Meu coração doía ao visitá-lo. Ele sempre me pediu que pegasse algum dinheiro que estava na cabeceira da cama e lhe trouxesse um frasco de analgésico, pois as dores eram insuportáveis. Um dia ele me pediu para comprar uma corda e amarrá-la num caibro para ajudá-lo a se levantar da cama. Claro que não atendi ao seu pedido e saí de lá chorando.

Em um sábado de manhã, uma sobrinha dele veio me buscar, dizendo que o fim estava se aproximando. Naquela cama simples, ele respirava com dificuldade. Uma vela ao lado esperava o momento de cumprir a tradição.

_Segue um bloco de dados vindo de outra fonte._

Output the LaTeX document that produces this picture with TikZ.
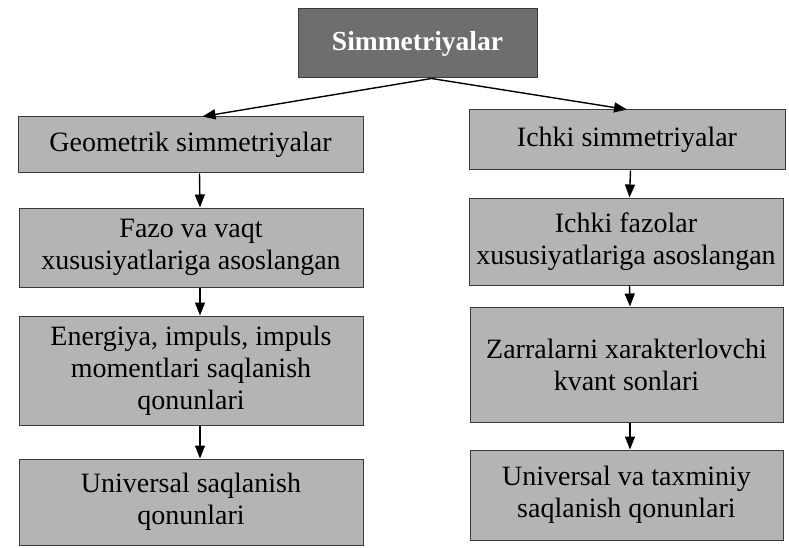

Enquanto esperava o momento certo de segurar sua mão pela última vez, rezei. Assim, cumpria um dos costumes da minha bisavó e suas irmãs, que era ajudar a vida a nascer e fazer-lhe companhia no momento de sua partida.

Na época, não havia funerária naquela região e os familiares mantinham o antigo costume de preparar o corpo para o velório. Ninguém se ofereceu. Perguntei a um amigo se ele tinha coragem, e com apenas 15 anos, ele respondeu que estava lá para fazer o que fosse preciso.

Despimos o morto com o respeito e cuidado necessários e o lavamos como se estivéssemos banhando nossos pais. Minhas lágrimas se misturavam à água com que o banhávamos.

Ao final, pedi à sua esposa que me trouxesse a melhor roupa para vesti-lo. Ela me entregou uma calça e uma camisa velhas e encardidas. Foi então que me lembrei de que eu tinha em casa a camisa de manga comprida e a calça da minha formatura, que ficaram muito bem nele.